Eno's ambient album broadened horizons on what background music could - and perhaps should - sound like, and the purpose it could fill. In a sense it revealed Eno to be not just a composer, but a designer. He was using music to offer a creative solution: to inject a feeling into spaces that needed it most.

Nowadays there is a stark lack of spaces where people just sit and think. It's not as if parks, airport lounges and public benches don't exist any more, of course - but perhaps largely due to the incessant draw of the smartphone, people are much less inclined to relax and just be in a specific area. As Eno recalls, back in the 1970s, airports were much less busy and, with no one on devices, the lounges really were just cavernous, airy spaces in which people would calmly wait, with only their brains, a paperback and the enormous windows for company. "I dislike the tendency of airports to become shopping malls - I used to enjoy the absence of everyday distractions. Now every attempt is made to grab your attention and get into your wallet. It's a pity - that little moment of public space where people could sit and dream is now largely lost. I also used to like it when all airports had observation decks, and on a nice day I would go early to sit and watch the planes taxiing and taking off."

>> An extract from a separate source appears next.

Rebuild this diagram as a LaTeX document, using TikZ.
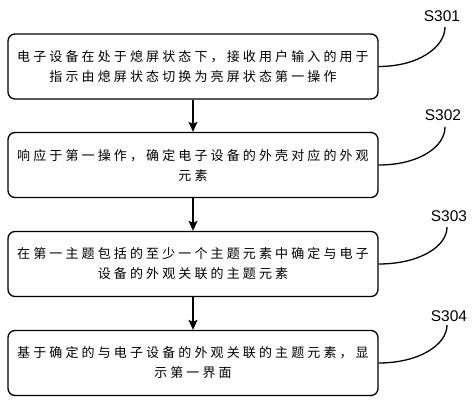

It's a hard notion to swallow, but the more Eno speaks of why he created Music For Airports, and the culture it was designed to fit within, the more it becomes apparent that maybe something as elegant doesn't really fit in our world any more. Or at least not for the reason it was originally created. Eno himself still very much enjoys travelling, especially when alone. "I like getting to the airport very early," he says. "I enjoy it most when I have plenty of time to find interesting corners to hang out in. I don't often listen to music while travelling, but I often work on music on my computer while I'm waiting in the airport. As a result I can sometimes be made very happy by a delay in take-off." And does he think that three decades on Music For Airports is still suited to the modern air travel experience? "I hope so," says Eno.